Source: The Washington Post

April 24 at 6:01 AM

ZAIDA, Pakistan — Even in his ancestral village here in northwestern Pakistan, where 23-year-old Mashal Khan was the pride of the community, the pointed finger of blasphemy made him an instant pariah.

As word reached Zaida this month that Khan, a journalism student at a university in nearby Mardan city, had been fatally beaten and shot by an enraged student mob for supposedly blaspheming against Islam, neighbors shrank from his family in suspicion, and the local cleric refused to lead a funeral prayer.

It wasn’t until several days later, after a more complex story emerged implicating university officials and radical Muslim students in falsely accusing Khan, and police declared he had done nothing to insult his faith, that the villagers dared to express grief and organize a funeral.

“I lost my son, my friend and my light. It shattered my world,” said his father, Iqbal Khan Iqbal, a social worker and poet in his 70s. “But my greatest sorrow was that no one in the village came to offer condolences.”

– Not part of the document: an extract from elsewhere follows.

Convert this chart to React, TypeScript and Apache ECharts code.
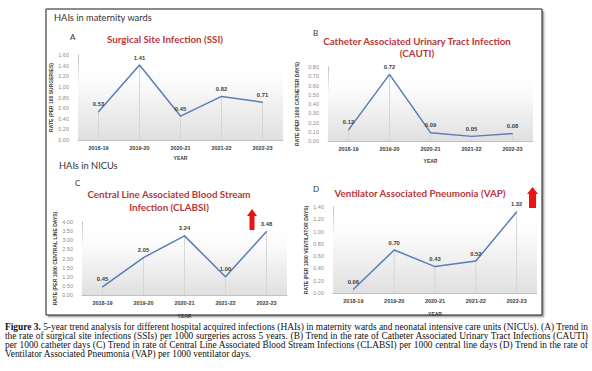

Iqbal described his son as an intellectually curious, outspoken young man who had explored Sufi mysticism and studied in Russia but had never strayed from his Muslim upbringing. He expressed particular horror that Khan had been killed by fellow students, reportedly egged on by university officials in retaliation for criticizing official policies. Police have arrested 22 people in the case.